**Required work**
From the first line of the data below through the line holding "(0,0) rectangle (970,475);", output each line exactly and leave the pictures out.
****
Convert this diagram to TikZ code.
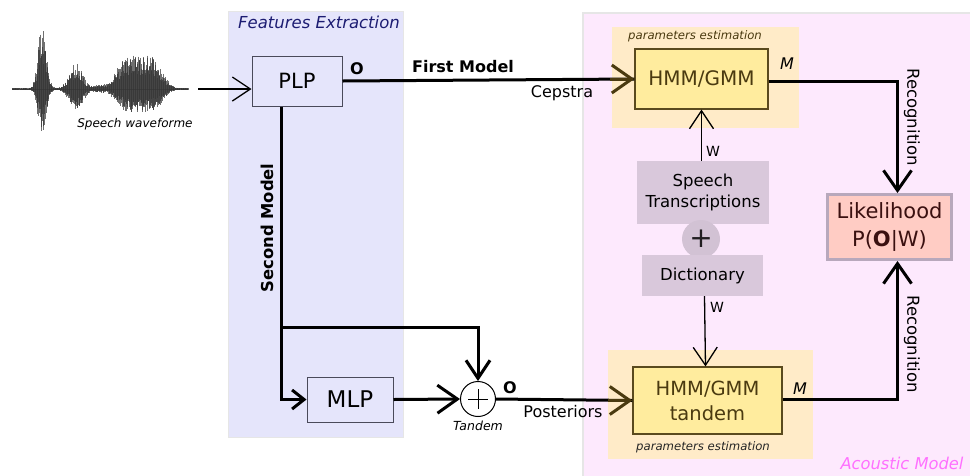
\documentclass[tikz,border=0pt]{standalone}
\usepackage{fontspec}
\setmainfont{DejaVu Sans}
\usetikzlibrary{arrows.meta,calc}

\definecolor{fepanel}{HTML}{E5E5FB}
\definecolor{ampanel}{HTML}{FDE9FD}
\definecolor{panelline}{HTML}{E6E6E6}
\definecolor{navytxt}{HTML}{1C1C72}
\definecolor{amtxt}{HTML}{FF70FF}
\definecolor{boxedge}{HTML}{4A4A5A}
\definecolor{estbg}{HTML}{FFEBC8}
\definecolor{hmmfill}{HTML}{FFEC9E}
\definecolor{hmmedge}{HTML}{5A4A1E}
\definecolor{hmmtxt}{HTML}{4A3A10}
\definecolor{lexfill}{HTML}{D9C8DB}
\definecolor{plusfill}{HTML}{D2C2D4}
\definecolor{likefill}{HTML}{FFCCC4}
\definecolor{likeedge}{HTML}{B8A8BC}
\definecolor{liketxt}{HTML}{3A1010}

\newcommand{\fs}[1]{\fontsize{#1}{#1}\selectfont}

\begin{document}
\begin{tikzpicture}[x=1pt,y=-1pt,
  procbox/.style={draw=boxedge, line width=1pt, fill=fepanel, inner sep=0pt,
    font=\fs{21}},
  hmmbox/.style={draw=hmmedge, line width=1.2pt, fill=hmmfill, text=hmmtxt,
    inner sep=0pt, align=center},
  lexbox/.style={fill=lexfill, inner sep=0pt, align=center,
    font=\fontsize{16.5}{21}\selectfont},
  label16/.style={inner sep=0pt, font=\fs{16}},
  thickline/.style={line width=3pt},
  thinline/.style={line width=1.3pt},
  bigtip/.style={-{Straight Barb[length=20pt,width=28pt,line width=3pt]}},
  midtip/.style={-{Straight Barb[length=18pt,width=24pt,line width=3pt]}},
  smalltip/.style={-{Straight Barb[length=12pt,width=19pt,line width=3pt]}},
  thintip/.style={-{Straight Barb[length=18pt,width=24pt,line width=1.3pt]}},
  wave/.style={line width=0.55pt, black!80, opacity=0.7}]

\useasboundingbox (0,0) rectangle (970,475);

% ---------- background panels ----------
\path[fill=fepanel, draw=panelline, line width=1pt] (228,11) rectangle (403,437);
\path[fill=ampanel, draw=panelline, line width=2pt] (583,13) rectangle (985,490);
\fill[estbg] (612,27) rectangle (799,128);
\fill[estbg] (608,350) rectangle (813,459);

\node[inner sep=0pt, font=\itshape\fs{16.5}, text=navytxt] (fetitle) at (319,22) {Features Extraction};
\node[inner sep=0pt, font=\itshape\fs{16.3}, text=amtxt] (amtitle) at (902,463) {Acoustic Model};
\node[inner sep=0pt, font=\itshape\fs{11.7}, text=hmmtxt] (est1) at (695,36) {parameters estimation};
\node[inner sep=0pt, font=\itshape\fs{11.7}, text=black!85] (est2) at (703,447) {parameters estimation};

% ---------- speech waveform ----------
\draw[line width=0.6pt, black!45] (12,89) -- (188,89);
\pgfmathsetseed{11}
\foreach \i in {0,...,440}{
  \pgfmathsetmacro\xx{12+\i*0.4}
  \pgfmathsetmacro\ua{min(10,abs(\xx-42)/5.5)}
  \pgfmathsetmacro\ub{min(10,abs(\xx-76)/9)}
  \pgfmathsetmacro\uc{min(4,abs(\xx-139)/26)}
  \pgfmathsetmacro\ud{min(4,abs(\xx-100)/7)}
  \pgfmathsetmacro\ea{max(-20,-\ua*\ua)}
  \pgfmathsetmacro\eb{max(-20,-\ub*\ub)}
  \pgfmathsetmacro\ec{max(-20,-\uc*\uc*\uc*\uc)}
  \pgfmathsetmacro\ed{max(-20,-\ud*\ud*\ud*\ud)}
  \pgfmathsetmacro\envu{66*exp(\ea)+25*exp(\eb)+33*exp(\ec)+3*exp(\ed)+1}
  \pgfmathsetmacro\envd{46*exp(\ea)+22*exp(\eb)+23*exp(\ec)+3*exp(\ed)+1}
  \pgfmathsetmacro\up{\envu*(0.4+0.6*rnd)}
  \pgfmathsetmacro\dn{\envd*(0.4+0.6*rnd)}
  \draw[wave] (\xx,89-\up) -- (\xx,89+\dn);
}
\node[inner sep=0pt, font=\itshape\fs{12}] (wavelabel) at (135,124) {Speech waveforme};
\coordinate (wv) at (198,89);

% ---------- processing nodes ----------
\node[procbox, minimum width=90pt, minimum height=50pt] (plp) at (297,81) {PLP};
\node[procbox, minimum width=86pt, minimum height=45pt, font=\fs{23}] (mlp) at (350,399.5) {MLP};
\node[circle, draw=black, line width=1pt, fill=white, minimum size=35pt, inner sep=0pt] (tan) at (478,399) {};
\draw[line width=0.8pt] ($(tan.center)+(-10,0)$) -- ($(tan.center)+(10,0)$)
                        ($(tan.center)+(0,-10)$) -- ($(tan.center)+(0,10)$);
\node[inner sep=0pt, font=\itshape\fs{12.5}] (tanlabel) at (478,426) {Tandem};

\node[hmmbox, minimum width=133pt, minimum height=60pt, font=\fs{20}] (hmm1) at (701.5,79) {HMM/GMM};
\node[hmmbox, minimum width=149pt, minimum height=67pt, font=\fontsize{19.5}{25}\selectfont] (hmm2) at (707.5,400.5) {HMM/GMM\\tandem};

\node[lexbox, minimum width=132pt, minimum height=63pt] (trans) at (703,192.5) {Speech\\Transcriptions};
\node[circle, fill=plusfill, minimum size=38pt, inner sep=0pt, text=black!85!lexfill, font=\fs{28}] (plus) at (701,239) {+};
\node[lexbox, minimum width=121pt, minimum height=41pt] (dict) at (702.5,275.5) {Dictionary};

\node[draw=likeedge, line width=3pt, fill=likefill, text=liketxt, inner sep=0pt, align=center,
      minimum width=124pt, minimum height=65pt, font=\fontsize{21}{28}\selectfont] (like) at (889.5,227)
      {Likelihood\\P(\textbf{O}|W)};

% ---------- connectors ----------
\draw[thinline, thintip] (wv) -- (wv -| plp.west);

\draw[thickline] (plp.east) -- (hmm1.west);
\draw[line width=3pt, hmmtxt, -{Straight Barb[length=20pt,width=28pt,line width=3pt]}]
  ($(hmm1.west)+(-24,0)$) -- (hmm1.west);
\node[label16, font=\bfseries\fs{16}] (first) at (463,67) {First Model};
\node[label16] (cep) at (562,93) {Cepstra};
\node[label16, font=\bfseries\fs{16}] (o1) at (357,69) {O};

\coordinate (sm) at ([xshift=-16pt]plp.south);
\coordinate (br) at (sm |- 0,327);
\draw[thickline, smalltip] (sm) |- (mlp.west);
\draw[thickline, midtip] (br) -| (tan.north);
\node[label16, font=\bfseries\fs{16.4}, rotate=90] (second) at (267,228) {Second Model};

\draw[thickline, bigtip] (mlp.east) -- (tan.west);
\draw[thickline] (tan.east) -- (hmm2.west);
\draw[line width=3pt, hmmtxt, -{Straight Barb[length=20pt,width=28pt,line width=3pt]}]
  ($(hmm2.west)+(-24,0)$) -- (hmm2.west);
\node[label16, font=\bfseries\fs{16}] (o2) at (510,388) {O};
\node[label16] (post) at (563,412) {Posteriors};

\draw[thinline, thintip] (trans.north -| hmm1.south) -- (hmm1.south);
\node[inner sep=0pt, font=\fs{14}] (w1) at (713,151) {W};
\draw[thinline, thintip] ([xshift=2pt]dict.south) -- ([xshift=-2pt]hmm2.north);
\node[inner sep=0pt, font=\fs{14}] (w2) at (717,307) {W};

\draw[thickline, bigtip] ([yshift=-2pt]hmm1.east) -| ([xshift=8pt]like.north);
\node[inner sep=0pt, font=\itshape\fs{16}] (m1) at (787,64) {M};
\node[label16, font=\fs{16.5}, rotate=-90] (rec1) at (912,117) {Recognition};

\draw[thickline, bigtip] ([yshift=1.5pt]hmm2.east) -| ([xshift=8pt]like.south);
\node[inner sep=0pt, font=\itshape\fs{16}] (m2) at (800,389) {M};
\node[label16, font=\fs{16.5}, rotate=-90] (rec2) at (912,344) {Recognition};

\end{tikzpicture}
\end{document}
****
**Output**
Convert this diagram to TikZ code.
\documentclass[tikz,border=0pt]{standalone}
\usepackage{fontspec}
\setmainfont{DejaVu Sans}
\usetikzlibrary{arrows.meta,calc}

\definecolor{fepanel}{HTML}{E5E5FB}
\definecolor{ampanel}{HTML}{FDE9FD}
\definecolor{panelline}{HTML}{E6E6E6}
\definecolor{navytxt}{HTML}{1C1C72}
\definecolor{amtxt}{HTML}{FF70FF}
\definecolor{boxedge}{HTML}{4A4A5A}
\definecolor{estbg}{HTML}{FFEBC8}
\definecolor{hmmfill}{HTML}{FFEC9E}
\definecolor{hmmedge}{HTML}{5A4A1E}
\definecolor{hmmtxt}{HTML}{4A3A10}
\definecolor{lexfill}{HTML}{D9C8DB}
\definecolor{plusfill}{HTML}{D2C2D4}
\definecolor{likefill}{HTML}{FFCCC4}
\definecolor{likeedge}{HTML}{B8A8BC}
\definecolor{liketxt}{HTML}{3A1010}

\newcommand{\fs}[1]{\fontsize{#1}{#1}\selectfont}

\begin{document}
\begin{tikzpicture}[x=1pt,y=-1pt,
  procbox/.style={draw=boxedge, line width=1pt, fill=fepanel, inner sep=0pt,
    font=\fs{21}},
  hmmbox/.style={draw=hmmedge, line width=1.2pt, fill=hmmfill, text=hmmtxt,
    inner sep=0pt, align=center},
  lexbox/.style={fill=lexfill, inner sep=0pt, align=center,
    font=\fontsize{16.5}{21}\selectfont},
  label16/.style={inner sep=0pt, font=\fs{16}},
  thickline/.style={line width=3pt},
  thinline/.style={line width=1.3pt},
  bigtip/.style={-{Straight Barb[length=20pt,width=28pt,line width=3pt]}},
  midtip/.style={-{Straight Barb[length=18pt,width=24pt,line width=3pt]}},
  smalltip/.style={-{Straight Barb[length=12pt,width=19pt,line width=3pt]}},
  thintip/.style={-{Straight Barb[length=18pt,width=24pt,line width=1.3pt]}},
  wave/.style={line width=0.55pt, black!80, opacity=0.7}]

\useasboundingbox (0,0) rectangle (970,475);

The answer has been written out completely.